Records with drawing code:
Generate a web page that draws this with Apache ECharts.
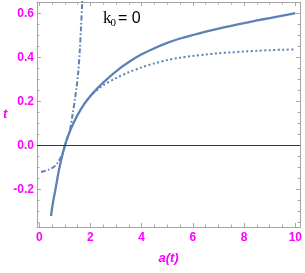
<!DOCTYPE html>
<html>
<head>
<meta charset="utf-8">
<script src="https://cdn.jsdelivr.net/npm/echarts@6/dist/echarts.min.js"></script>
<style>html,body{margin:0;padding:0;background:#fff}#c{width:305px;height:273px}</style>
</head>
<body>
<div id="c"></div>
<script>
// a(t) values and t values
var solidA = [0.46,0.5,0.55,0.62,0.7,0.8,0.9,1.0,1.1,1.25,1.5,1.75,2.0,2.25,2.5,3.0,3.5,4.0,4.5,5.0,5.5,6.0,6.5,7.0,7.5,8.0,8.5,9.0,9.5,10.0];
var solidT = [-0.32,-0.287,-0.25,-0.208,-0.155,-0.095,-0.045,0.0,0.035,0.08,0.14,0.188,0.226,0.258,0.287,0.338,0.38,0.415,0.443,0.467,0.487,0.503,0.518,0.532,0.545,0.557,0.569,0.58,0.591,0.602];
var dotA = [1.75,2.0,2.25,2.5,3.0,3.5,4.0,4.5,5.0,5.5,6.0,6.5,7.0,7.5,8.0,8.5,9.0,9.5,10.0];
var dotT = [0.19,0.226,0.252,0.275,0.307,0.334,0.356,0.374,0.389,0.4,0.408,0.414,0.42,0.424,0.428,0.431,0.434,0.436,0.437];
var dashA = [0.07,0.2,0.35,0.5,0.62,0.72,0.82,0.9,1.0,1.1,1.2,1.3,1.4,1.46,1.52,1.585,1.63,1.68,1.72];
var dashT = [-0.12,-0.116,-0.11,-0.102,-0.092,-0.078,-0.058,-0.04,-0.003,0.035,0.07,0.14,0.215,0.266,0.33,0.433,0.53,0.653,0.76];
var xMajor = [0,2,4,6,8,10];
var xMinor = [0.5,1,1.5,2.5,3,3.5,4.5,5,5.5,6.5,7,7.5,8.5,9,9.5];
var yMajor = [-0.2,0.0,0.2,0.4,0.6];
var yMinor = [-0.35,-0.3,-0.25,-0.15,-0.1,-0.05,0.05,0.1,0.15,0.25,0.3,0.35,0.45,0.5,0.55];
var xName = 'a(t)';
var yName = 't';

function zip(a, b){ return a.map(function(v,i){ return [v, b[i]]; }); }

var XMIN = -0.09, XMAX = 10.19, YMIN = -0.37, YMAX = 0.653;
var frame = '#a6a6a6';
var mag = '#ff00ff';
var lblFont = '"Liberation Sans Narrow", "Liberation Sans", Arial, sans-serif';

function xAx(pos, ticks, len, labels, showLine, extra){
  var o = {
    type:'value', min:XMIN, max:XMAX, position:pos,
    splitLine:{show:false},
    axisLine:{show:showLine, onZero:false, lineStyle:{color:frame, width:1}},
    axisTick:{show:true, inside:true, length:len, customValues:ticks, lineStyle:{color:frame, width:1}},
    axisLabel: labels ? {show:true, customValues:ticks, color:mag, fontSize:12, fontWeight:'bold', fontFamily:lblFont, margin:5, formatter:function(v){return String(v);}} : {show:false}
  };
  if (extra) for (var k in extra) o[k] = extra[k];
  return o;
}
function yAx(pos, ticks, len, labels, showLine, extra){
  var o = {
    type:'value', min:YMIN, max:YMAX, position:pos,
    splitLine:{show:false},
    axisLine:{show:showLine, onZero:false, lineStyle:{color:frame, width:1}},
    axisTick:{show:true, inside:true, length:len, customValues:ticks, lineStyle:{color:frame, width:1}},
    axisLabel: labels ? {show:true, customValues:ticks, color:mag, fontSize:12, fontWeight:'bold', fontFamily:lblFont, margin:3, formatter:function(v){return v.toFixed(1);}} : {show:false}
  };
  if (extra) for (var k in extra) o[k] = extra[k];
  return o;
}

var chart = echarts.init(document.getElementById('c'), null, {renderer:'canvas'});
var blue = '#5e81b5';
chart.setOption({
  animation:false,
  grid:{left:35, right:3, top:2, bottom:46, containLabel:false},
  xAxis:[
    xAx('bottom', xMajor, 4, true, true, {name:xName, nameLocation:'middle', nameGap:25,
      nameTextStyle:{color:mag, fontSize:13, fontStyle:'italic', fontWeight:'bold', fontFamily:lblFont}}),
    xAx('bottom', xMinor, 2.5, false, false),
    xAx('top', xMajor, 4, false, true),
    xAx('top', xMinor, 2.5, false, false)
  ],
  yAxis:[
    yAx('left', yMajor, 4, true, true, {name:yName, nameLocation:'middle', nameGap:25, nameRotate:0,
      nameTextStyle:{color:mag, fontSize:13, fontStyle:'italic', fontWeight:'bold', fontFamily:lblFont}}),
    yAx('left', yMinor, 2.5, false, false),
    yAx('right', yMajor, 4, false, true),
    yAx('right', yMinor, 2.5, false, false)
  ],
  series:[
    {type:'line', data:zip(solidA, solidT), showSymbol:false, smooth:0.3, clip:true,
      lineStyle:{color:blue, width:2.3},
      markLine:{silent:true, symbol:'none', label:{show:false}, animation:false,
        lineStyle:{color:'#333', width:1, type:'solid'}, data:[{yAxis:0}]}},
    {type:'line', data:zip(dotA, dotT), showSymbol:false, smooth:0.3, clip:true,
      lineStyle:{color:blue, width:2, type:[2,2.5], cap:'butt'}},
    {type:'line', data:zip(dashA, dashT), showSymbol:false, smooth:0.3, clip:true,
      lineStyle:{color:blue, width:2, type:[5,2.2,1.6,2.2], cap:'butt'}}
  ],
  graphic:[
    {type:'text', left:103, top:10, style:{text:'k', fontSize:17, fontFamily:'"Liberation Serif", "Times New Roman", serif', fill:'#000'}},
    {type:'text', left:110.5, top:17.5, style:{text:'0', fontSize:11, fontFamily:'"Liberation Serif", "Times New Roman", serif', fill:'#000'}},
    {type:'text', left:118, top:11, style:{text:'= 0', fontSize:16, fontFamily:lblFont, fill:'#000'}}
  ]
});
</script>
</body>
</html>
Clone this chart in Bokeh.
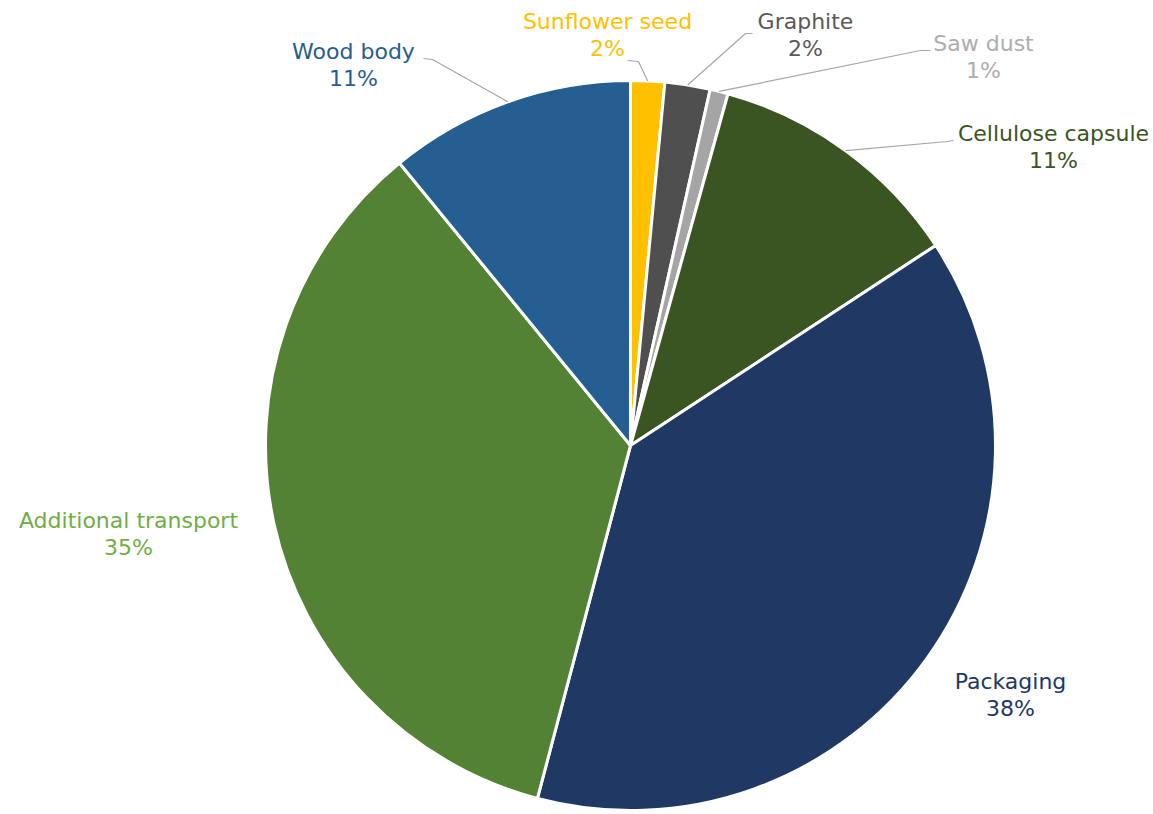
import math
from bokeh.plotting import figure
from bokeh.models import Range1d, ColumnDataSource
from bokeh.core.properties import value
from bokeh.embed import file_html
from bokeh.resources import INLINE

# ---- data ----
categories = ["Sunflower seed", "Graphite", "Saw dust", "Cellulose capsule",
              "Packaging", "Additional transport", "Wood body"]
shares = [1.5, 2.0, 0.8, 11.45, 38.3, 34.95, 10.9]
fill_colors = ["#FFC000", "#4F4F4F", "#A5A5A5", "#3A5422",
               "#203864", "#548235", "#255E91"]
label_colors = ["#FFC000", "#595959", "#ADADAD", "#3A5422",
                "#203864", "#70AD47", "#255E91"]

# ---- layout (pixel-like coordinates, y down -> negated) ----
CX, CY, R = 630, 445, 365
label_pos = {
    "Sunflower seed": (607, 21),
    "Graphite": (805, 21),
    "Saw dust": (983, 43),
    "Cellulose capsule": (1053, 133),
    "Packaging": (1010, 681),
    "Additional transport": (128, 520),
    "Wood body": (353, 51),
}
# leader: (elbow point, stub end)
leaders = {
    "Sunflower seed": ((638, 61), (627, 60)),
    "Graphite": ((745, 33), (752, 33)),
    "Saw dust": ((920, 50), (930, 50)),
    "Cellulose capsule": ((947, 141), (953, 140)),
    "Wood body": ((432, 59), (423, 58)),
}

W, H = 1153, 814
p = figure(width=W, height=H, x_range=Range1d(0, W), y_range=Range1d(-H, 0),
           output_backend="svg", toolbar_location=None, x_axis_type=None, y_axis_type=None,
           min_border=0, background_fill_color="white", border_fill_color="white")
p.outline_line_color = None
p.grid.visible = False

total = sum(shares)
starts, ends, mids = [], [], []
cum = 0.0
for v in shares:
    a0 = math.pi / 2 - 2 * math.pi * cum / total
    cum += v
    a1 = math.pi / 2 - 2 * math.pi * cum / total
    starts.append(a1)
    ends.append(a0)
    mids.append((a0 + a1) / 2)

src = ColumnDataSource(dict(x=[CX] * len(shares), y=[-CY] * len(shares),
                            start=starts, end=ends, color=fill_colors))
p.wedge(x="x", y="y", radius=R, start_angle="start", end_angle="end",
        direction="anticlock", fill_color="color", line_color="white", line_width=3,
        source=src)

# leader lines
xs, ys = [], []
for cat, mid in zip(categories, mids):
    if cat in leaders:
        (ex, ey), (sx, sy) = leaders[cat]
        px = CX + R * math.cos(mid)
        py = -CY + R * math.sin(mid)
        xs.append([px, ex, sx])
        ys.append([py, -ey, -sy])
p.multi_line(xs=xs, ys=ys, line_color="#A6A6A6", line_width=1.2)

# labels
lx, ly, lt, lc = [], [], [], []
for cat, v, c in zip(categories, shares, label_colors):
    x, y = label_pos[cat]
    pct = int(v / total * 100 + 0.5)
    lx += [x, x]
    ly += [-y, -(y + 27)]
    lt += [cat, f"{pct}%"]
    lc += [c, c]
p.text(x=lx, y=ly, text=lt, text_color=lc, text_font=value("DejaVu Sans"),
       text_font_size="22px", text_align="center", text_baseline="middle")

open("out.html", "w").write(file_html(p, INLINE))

:: What you have to do ::
Determine how many lines include the string "this". Give no answer but the number.

:: Task solution ::
2